Today’s Video: The
Bee Gees, Peter Frampton - "Sgt. Pepper's Lonely Hearts Club
Band"/"With a Little Help from My Friends"
Sgt. Pepper's Lonely Hearts Club Band was a multi-platinum
double album produced by George Martin, featuring covers of songs by The
Beatles. It was released in July 1978, as the soundtrack to the film Sgt.
Pepper's Lonely Hearts Club Band, which starred the Bee Gees, Peter Frampton
and Steve Martin. Radio airplay trailed off when the film was released with
poor reviews, only five weeks later.
The inspiration for “Sgt. Pepper's Lonely Hearts Club Band” is
said to have come when roadie Mal Evans innocently asked Paul McCartney what
the letters "S" and "P" stood for on the pots on their
in-flight meal trays, and McCartney explained it was for salt and pepper.
The group's road manager Neil Aspinall suggested the idea of
Sgt. Pepper being the compère, as well as the reprise at the end of the album.
According to his diaries, Evans may have also contributed to the song.
"With a Little Help from My Friends" was briefly
called "Bad Finger Boogie" (later the inspiration for the band name
Badfinger), supposedly because Lennon composed the melody on a piano using his
middle finger after having hurt his forefinger; but in his 1980 Playboy
interview Lennon said: "This is Paul, with a little help from me. 'What do
you see when you turn out the light/ I can't tell you, but I know it's mine...'
is mine." However in a 1970 interview Lennon stated: "Paul had the
line about 'a little help from my friends.' He had some kind of structure for
it, and we wrote it pretty well fifty-fifty from his original idea." McCartney
said: "It was pretty much co-written, John and I doing a work song for
Ringo, a little craft job."
Lennon and McCartney deliberately wrote a tune with a
limited range – except for the last note, which McCartney worked closely with
Starr to achieve. Speaking in the Anthology, Starr insisted on changing the
first line which originally was "What would you think if I sang out of
tune? Would you throw ripe tomatoes at me?" He changed the lyric so that
fans would not throw tomatoes at him should he perform it live. (In the early
days, after George Harrison made a passing comment that he liked jelly babies,
the group was showered with them at all of their live performances.)

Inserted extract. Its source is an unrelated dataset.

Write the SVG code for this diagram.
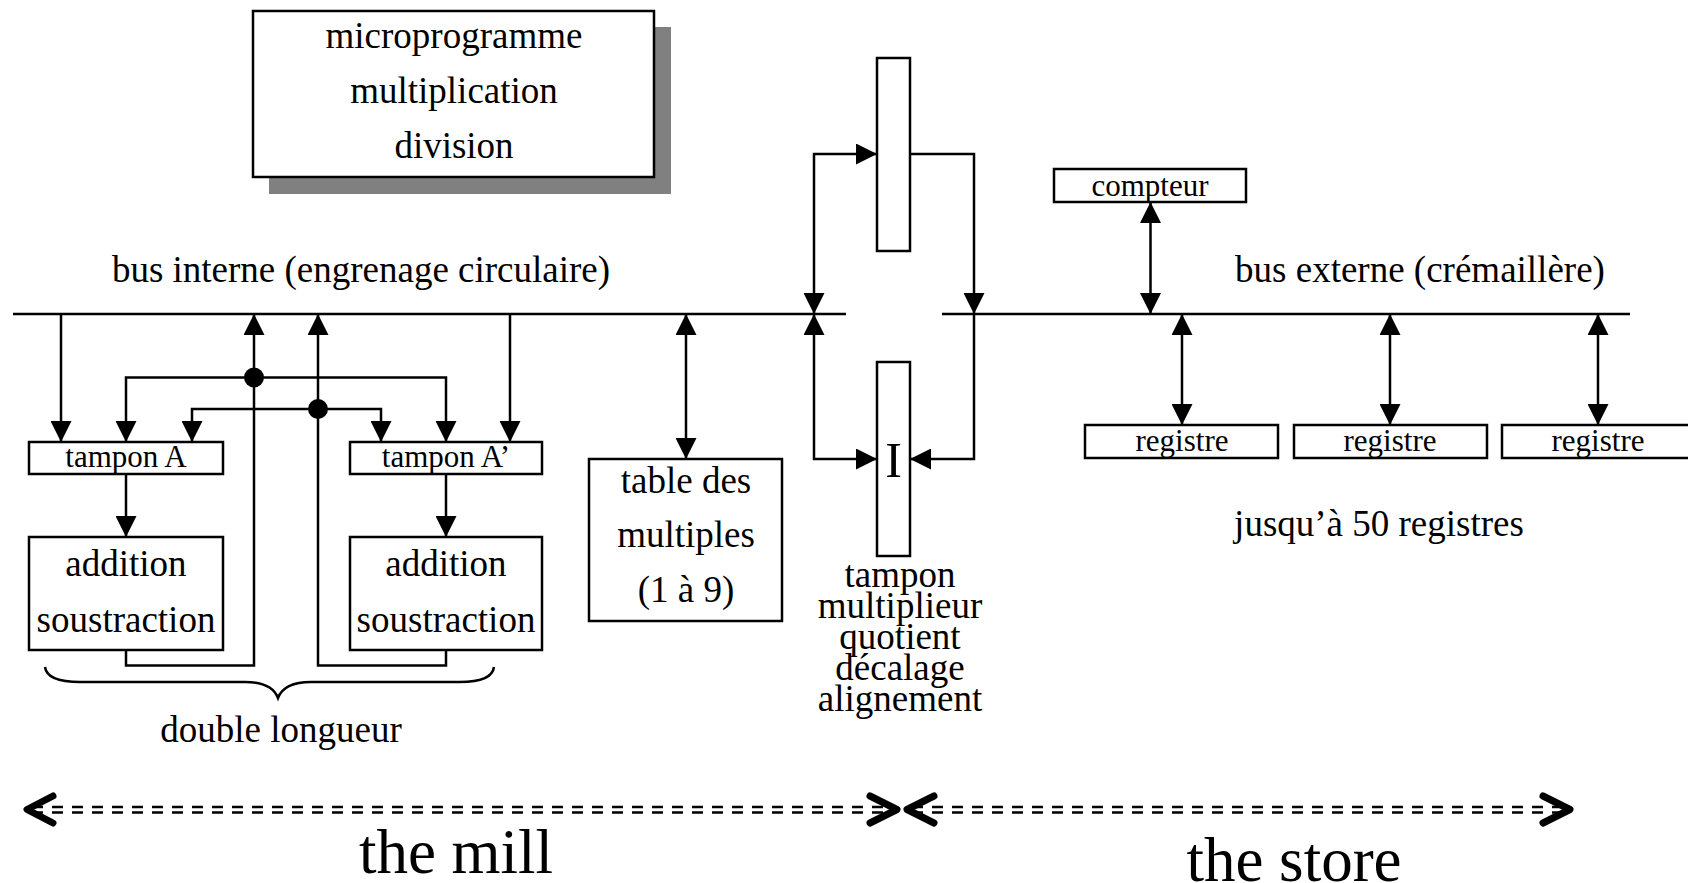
<svg xmlns="http://www.w3.org/2000/svg" width="1688" height="883" viewBox="0 0 1688 883">
  <style>
    text { font-family: "Liberation Serif", "Times New Roman", serif; fill: #000; text-anchor: middle; }
    .t37 { font-size: 37px; }
    .t32 { font-size: 31px; }
    .big { font-size: 63px; }
    .box { fill: #fff; stroke: #000; stroke-width: 2.5; }
    .wire { fill: none; stroke: #000; stroke-width: 2.5; }
    .arr { marker-end: url(#head); }
    .both { marker-start: url(#head); marker-end: url(#head); }
    .chev { fill: none; stroke: #000; stroke-width: 7; stroke-linecap: round; stroke-linejoin: round; }
    .dash { fill: none; stroke: #000; stroke-width: 2.5; stroke-dasharray: 11 9; }
  </style>
  <defs>
    <marker id="head" viewBox="0 0 21 21" refX="21" refY="10.5" markerWidth="21" markerHeight="21" markerUnits="userSpaceOnUse" orient="auto-start-reverse">
      <path d="M0,0 L21,10.5 L0,21 z" fill="#000"/>
    </marker>
  </defs>
  <rect width="1688" height="883" fill="#fff"/>

  <!-- microprogram unit with drop shadow -->
  <g id="microprogramme">
    <rect x="269" y="27" width="402" height="167" fill="#808080"/>
    <rect class="box" x="253" y="11" width="401" height="166"/>
    <text class="t37" x="454" y="48">microprogramme</text>
    <text class="t37" x="454" y="103">multiplication</text>
    <text class="t37" x="454" y="158">division</text>
  </g>

  <!-- buses -->
  <g id="bus-interne">
    <line class="wire" x1="13" y1="314" x2="846" y2="314"/>
    <text class="t37" x="361" y="282">bus interne (engrenage circulaire)</text>
  </g>
  <g id="bus-externe">
    <line class="wire" x1="942" y1="314" x2="1630" y2="314"/>
    <text class="t37" x="1420" y="282">bus externe (crémaillère)</text>
  </g>

  <!-- connectors -->
  <g id="connectors">
    <path class="wire arr" d="M61,314 V442"/>
    <path class="wire arr" d="M510,314 V442"/>
    <path class="wire arr" d="M254,377.5 H126 V442"/>
    <path class="wire arr" d="M254,377.5 H446 V442"/>
    <path class="wire arr" d="M318,409 H192 V442"/>
    <path class="wire arr" d="M318,409 H381 V442"/>
    <path class="wire arr" d="M126,474 V537"/>
    <path class="wire arr" d="M446,474 V537"/>
    <path class="wire arr" d="M126,650 V665.5 H254 V314"/>
    <path class="wire arr" d="M446,650 V665.5 H318 V314"/>
    <circle cx="254" cy="377.5" r="10" fill="#000"/>
    <circle cx="318" cy="409" r="10" fill="#000"/>

    <path class="wire both" d="M686,314 V459"/>

    <path class="wire both" d="M877,154 H814 V314"/>
    <path class="wire both" d="M877,459 H814 V314"/>
    <path class="wire arr" d="M910,154 H974 V314"/>
    <path class="wire arr" d="M974,314 V459 H910"/>

    <path class="wire both" d="M1150.5,202 V314"/>
    <path class="wire both" d="M1182,314 V425"/>
    <path class="wire both" d="M1390,314 V425"/>
    <path class="wire both" d="M1598,314 V425"/>
  </g>

  <!-- mill: adders -->
  <g id="tampon-a">
    <rect class="box" x="29" y="442" width="194" height="32"/>
    <text class="t32" x="126" y="467">tampon A</text>
  </g>
  <g id="tampon-a-prime">
    <rect class="box" x="350" y="442" width="192" height="32"/>
    <text class="t32" x="446" y="467">tampon A’</text>
  </g>
  <g id="addition-1">
    <rect class="box" x="29" y="537" width="194" height="113"/>
    <text class="t37" x="126" y="576">addition</text>
    <text class="t37" x="126" y="632">soustraction</text>
  </g>
  <g id="addition-2">
    <rect class="box" x="350" y="537" width="192" height="113"/>
    <text class="t37" x="446" y="576">addition</text>
    <text class="t37" x="446" y="632">soustraction</text>
  </g>
  <g id="double-longueur">
    <path class="wire" d="M45,667 Q47,682 80,682 L245,682 Q272,682 278,698 Q284,682 311,682 L460,682 Q492,682 494,667"/>
    <text class="t37" x="281" y="742">double longueur</text>
  </g>

  <g id="table-multiples">
    <rect class="box" x="589" y="459" width="193" height="162"/>
    <text class="t37" x="686" y="493">table des</text>
    <text class="t37" x="686" y="547">multiples</text>
    <text class="t37" x="686" y="602">(1 à 9)</text>
  </g>

  <g id="tampon-haut">
    <rect class="box" x="877" y="58" width="33" height="193"/>
  </g>
  <g id="tampon-multiplieur">
    <rect class="box" x="877" y="362" width="33" height="194"/>
    <text x="893.5" y="477" style="font-size:50px">I</text>
    <text class="t37" x="900" y="587">tampon</text>
    <text class="t37" x="900" y="618">multiplieur</text>
    <text class="t37" x="900" y="649">quotient</text>
    <text class="t37" x="900" y="680">décalage</text>
    <text class="t37" x="900" y="711">alignement</text>
  </g>

  <!-- store -->
  <g id="compteur">
    <rect class="box" x="1054" y="169" width="192" height="33"/>
    <text class="t32" x="1150" y="196">compteur</text>
  </g>
  <g id="registre-1">
    <rect class="box" x="1085" y="425" width="193" height="33"/>
    <text class="t32" x="1182" y="451">registre</text>
  </g>
  <g id="registre-2">
    <rect class="box" x="1294" y="425" width="193" height="33"/>
    <text class="t32" x="1390" y="451">registre</text>
  </g>
  <g id="registre-3">
    <rect class="box" x="1502" y="425" width="193" height="33"/>
    <text class="t32" x="1598" y="451">registre</text>
  </g>
  <text class="t37" x="1379" y="536">jusqu’à 50 registres</text>

  <!-- extent markers -->
  <g id="the-mill">
    <path class="dash" d="M32,807 H892"/>
    <path class="dash" d="M32,812.5 H892"/>
    <path class="chev" d="M53,796 L27,809.5 L53,823"/>
    <path class="chev" d="M870,796 L897,809.5 L870,823"/>
    <text class="big" x="456" y="873">the mill</text>
  </g>
  <g id="the-store">
    <path class="dash" d="M912,807 H1565"/>
    <path class="dash" d="M912,812.5 H1565"/>
    <path class="chev" d="M934,796 L907,809.5 L934,823"/>
    <path class="chev" d="M1543,796 L1570,809.5 L1543,823"/>
    <text class="big" x="1294" y="881">the store</text>
  </g>
</svg>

The band started recording the song the day before they
posed for the Sgt. Pepper album cover (29 March 1967), wrapping up the session
at 5:45 in the morning. At dawn, Starr trudged up the stairs to head home – but
the other Beatles cajoled him into doing his lead vocal then and there,
standing around the microphone for moral support. -Wiki
Then the Bee Gees covered it, with Peter Frampton.